While it appears that this is wide all the way, it actually tapers inside very quickly and is basically a fist crack until maybe 2' from the end of the roof. Blue, gray, and purple camalots, with an optional 5" or 6" piece.
By Bryan G
From: Yosemite
Apr 12, 2011

Lots of great history in this thread

supertopo.com/climbing/thread....
By Osprey Overhang
From: ...
Jan 7, 2012

FA(using chockstone placed by Bridwell): Tom Higgins, 1973
FFA(chockstone removed): Dale Bard, [not Jardine], by 1977
By Evan Wisheropp
Dec 3, 2016

There is a lot of mystery and misinformation about the route out there.
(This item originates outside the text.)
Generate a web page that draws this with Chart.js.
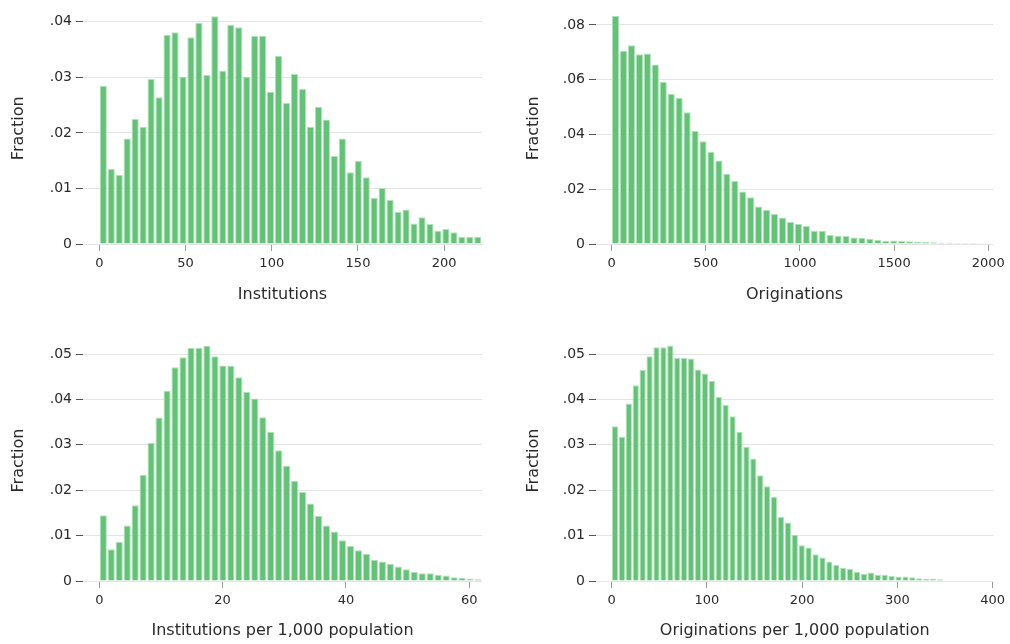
<!DOCTYPE html>
<html><head><meta charset="utf-8">
<script src="https://cdn.jsdelivr.net/npm/chart.js@4/dist/chart.umd.min.js"></script>
<style>
html,body{margin:0;padding:0;background:#fff;width:1010px;height:644px;overflow:hidden}
.p{position:absolute;width:505px;height:322px}
</style></head><body>
<div class="p" style="left:0;top:0"><canvas id="c1" width="505" height="322"></canvas></div>
<div class="p" style="left:505px;top:0"><canvas id="c2" width="505" height="322"></canvas></div>
<div class="p" style="left:0;top:322px"><canvas id="c3" width="505" height="322"></canvas></div>
<div class="p" style="left:505px;top:322px"><canvas id="c4" width="505" height="322"></canvas></div>
<script>
// ---- Data (fraction per bin, 48 bins each) ----
const institutionsValues = [0.0285,0.0135,0.0124,0.0190,0.0225,0.0211,0.0297,0.0264,0.0376,0.0381,0.0301,0.0372,0.0398,0.0304,0.0410,0.0312,0.0394,0.0390,0.0301,0.0375,0.0375,0.0274,0.0339,0.0254,0.0306,0.0279,0.0211,0.0247,0.0224,0.0159,0.0190,0.0129,0.0150,0.0120,0.0083,0.0101,0.0079,0.0058,0.0062,0.0037,0.0048,0.0036,0.0024,0.0027,0.0021,0.0013,0.0013,0.0013];
const originationsValues = [0.0834,0.0705,0.0726,0.0693,0.0696,0.0656,0.0593,0.0548,0.0534,0.0481,0.0414,0.0375,0.0337,0.0305,0.0257,0.0230,0.0192,0.0171,0.0137,0.0124,0.0110,0.0097,0.0080,0.0074,0.0066,0.0048,0.0048,0.0034,0.0030,0.0029,0.0024,0.0023,0.0018,0.0015,0.0012,0.0013,0.0011,0.0010,0.0008,0.0007,0.0006,0.0005,0.0005,0.0004,0.0004,0.0004,0.0003,0.0003];
const instPerPopValues = [0.0145,0.0070,0.0086,0.0122,0.0167,0.0234,0.0304,0.0360,0.0419,0.0471,0.0493,0.0514,0.0514,0.0518,0.0495,0.0475,0.0474,0.0449,0.0417,0.0402,0.0361,0.0329,0.0288,0.0254,0.0221,0.0196,0.0171,0.0144,0.0122,0.0109,0.0090,0.0077,0.0068,0.0060,0.0047,0.0043,0.0038,0.0032,0.0026,0.0020,0.0017,0.0017,0.0014,0.0012,0.0008,0.0007,0.0005,0.0004];
const origPerPopValues = [0.0341,0.0318,0.0391,0.0431,0.0465,0.0495,0.0515,0.0515,0.0519,0.0491,0.0491,0.0490,0.0466,0.0457,0.0441,0.0406,0.0388,0.0363,0.0329,0.0296,0.0270,0.0233,0.0209,0.0185,0.0141,0.0129,0.0102,0.0079,0.0074,0.0059,0.0052,0.0043,0.0035,0.0029,0.0027,0.0020,0.0016,0.0019,0.0014,0.0014,0.0011,0.0010,0.0010,0.0008,0.0006,0.0005,0.0005,0.0004];

// bin widths (x units)
const institutionsBinWidth = 4.62;
const originationsBinWidth = 42.2;
const instPerPopBinWidth = 1.293;
const origPerPopBinWidth = 7.26;

// tick values and labels
const institutionsXTicks = [0,50,100,150,200];
const originationsXTicks = [0,500,1000,1500,2000];
const instPerPopXTicks = [0,20,40,60];
const origPerPopXTicks = [0,100,200,300,400];
const yTicksTop1 = [0,0.01,0.02,0.03,0.04];
const yLabelsTop1 = ['0','.01','.02','.03','.04'];
const yTicksTop2 = [0,0.02,0.04,0.06,0.08];
const yLabelsTop2 = ['0','.02','.04','.06','.08'];
const yTicksBottom = [0,0.01,0.02,0.03,0.04,0.05];
const yLabelsBottom = ['0','.01','.02','.03','.04','.05'];

const xTitles = ['Institutions','Originations','Institutions per 1,000 population','Originations per 1,000 population'];
const yTitle = 'Fraction';

const FONT = 'DejaVu Sans';
const TXT = '#2a2a2a';

function makeChart(id, values, binW, xTicks, yTicks, yLabels, xTitle, geo) {
  const pts = values.map((v,i)=>({x:(i+0.5)*binW, y:v}));
  new Chart(document.getElementById(id), {
    type:'bar',
    data:{datasets:[{data:pts, backgroundColor:'#62c275', borderColor:'#b2e1bc', borderWidth:1, borderSkipped:'bottom', categoryPercentage:1, barPercentage:0.9}]},
    options:{
      responsive:false, animation:false,
      layout:{padding:{top:geo.top,right:geo.right,bottom:0,left:0}},
      plugins:{legend:{display:false},tooltip:{enabled:false}},
      scales:{
        x:{type:'linear', offset:false, min:geo.xmin, max:geo.xmax,
          afterBuildTicks:s=>{s.ticks=xTicks.map(v=>({value:v}));},
          afterFit:s=>{s.height=geo.xh;},
          grid:{display:true, offset:false, drawOnChartArea:false, drawTicks:true, tickLength:7, tickColor:'#9a9a9a', tickWidth:1},
          border:{display:false},
          ticks:{autoSkip:false, maxRotation:0, padding:5, color:TXT, font:{family:FONT,size:13}, callback:(v)=>String(v)},
          title:{display:true, text:xTitle, color:TXT, font:{family:FONT,size:16}, padding:{top:0,bottom:geo.xtp}}
        },
        y:{type:'linear', min:0, max:geo.ymax,
          afterBuildTicks:s=>{s.ticks=yTicks.map(v=>({value:v}));},
          afterFit:s=>{s.width=geo.left;},
          grid:{color:'#e4e4e4', lineWidth:1, drawTicks:true, tickLength:7, tickColor:'#555', tickWidth:1},
          border:{display:false},
          ticks:{padding:4, color:TXT, font:{family:FONT,size:14}, callback:(v,i)=>yLabels[i]},
          title:{display:true, text:yTitle, color:TXT, font:{family:FONT,size:16}, padding:{top:geo.ytp,bottom:0}}
        }
      }
    }
  });
}

makeChart('c1', institutionsValues, institutionsBinWidth, institutionsXTicks, yTicksTop1, yLabelsTop1, xTitles[0],
  {top:5,right:23,left:83,xh:78,xmin:-9.45,xmax:221.9,ymax:0.04169,xtp:18,ytp:9});
makeChart('c2', originationsValues, originationsBinWidth, originationsXTicks, yTicksTop2, yLabelsTop2, xTitles[1],
  {top:5,right:14,left:91,xh:78,xmin:-82.8,xmax:2026,ymax:0.08459,xtp:18,ytp:19});
makeChart('c3', instPerPopValues, instPerPopBinWidth, instPerPopXTicks, yTicksBottom, yLabelsBottom, xTitles[2],
  {top:18,right:23,left:83,xh:63,xmin:-2.64,xmax:62.06,ymax:0.05309,xtp:4,ytp:9});
makeChart('c4', origPerPopValues, origPerPopBinWidth, origPerPopXTicks, yTicksBottom, yLabelsBottom, xTitles[3],
  {top:18,right:14,left:91,xh:63,xmin:-16.3,xmax:401,ymax:0.05309,xtp:4,ytp:19});
</script>
</body></html>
I would say your best option is to just get up there and give it a go. Will's gear list is good. Bringing a few extra #3s will keep the rope up in the crack and out of your way, followed by a #4 and old #4. A #5 isn't great, but a #6 is the best way to keep your head from smacking the slab if you fall right after the crux. Place gear attentively or you'll be in for an unpleasant surprise while trying to top out. Regardless, cleaning and getting off of the top is a pain.
By Louis Mullerleile
From: Sacramento, California
Jan 16, 2017

After you crush this thing, down aiding is best option imo, then rapping.